Behind that door, is something that I never intend to go back to.
It’s where I left the ghost, and my supposed to be future—with you. But I never really left first did I? I waited and waited and waited for you to come back. I spent days, weeks, months just trying to keep myself together, thinking and hoping you’ll be back. And that’s when I knew, I was wasting my time when you really have no intention of going back.
It took a lot of courage just to walk out of the door when all my life all I knew was that I love you and we were supposed to spend the rest of lives together, and now it’s not possible. How could it—when you left?
One day you might realize your mistake of leaving me. One day you might come knocking on that door again, well guess what? You’ll never find me there, because I have no intention of going back.
Every love story that has survived through time has started with once upon a time and ends with a happily ever after. But perhaps, not ours—not mine; It ended with a “you deserve someone better. goodbye.” But how? How did the clock’s gears started turning for us and then decided that it was time to stop?
It never ended the way we hoped it to be. No screaming, no violence, just plainly a sorrowful goodbye. I didn’t even begged you to stay, how could I when we already tried for the second time? But that’s the thing with endings, that’s what we remember because of the pain that lingers. But how about the beginnings?
I can never recall how it all started—when I have started having feelings. That is something that I can never really pinpoint.
Did it start with a bang? Did you have me at hello? Or perhaps by the look? Was it when you sat next to me at one class and said hi?
I know it was not one of those fairy tales where the prince meets the princess in the ball—NO. It was not that magical to remember yet you were someone who had so much impact in my life. And I guess I don’t want to remember too deep. It’ll always be a mystery on how everything began.
I know how this ends – I just forgot how it started, a.f.a.
Three months ago. We came to a crossroad. You choose to walk the other way and left me on the other side.
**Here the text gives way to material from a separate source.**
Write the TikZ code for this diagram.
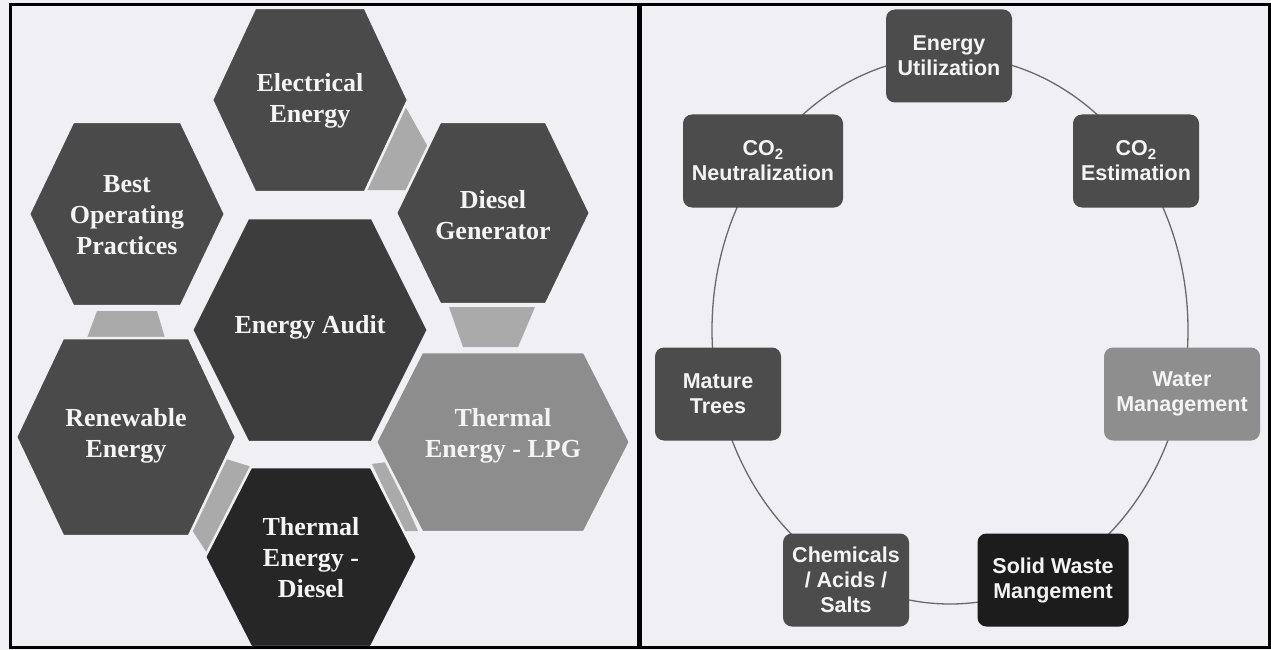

I don’t hate you for walking the other way. And it surely wasn’t you, leaving me alone; because being alone didn’t terrify me. It was actually the fact that you gave up on us when you said you never would—again.
But I thank you because of you, I learned to walk alone. I learned to live with myself. I learn to love myself when I thought no one would. Thank you for walking out of my life before I destroy myself any further for you. And lastly, thank you for teaching me, what I want.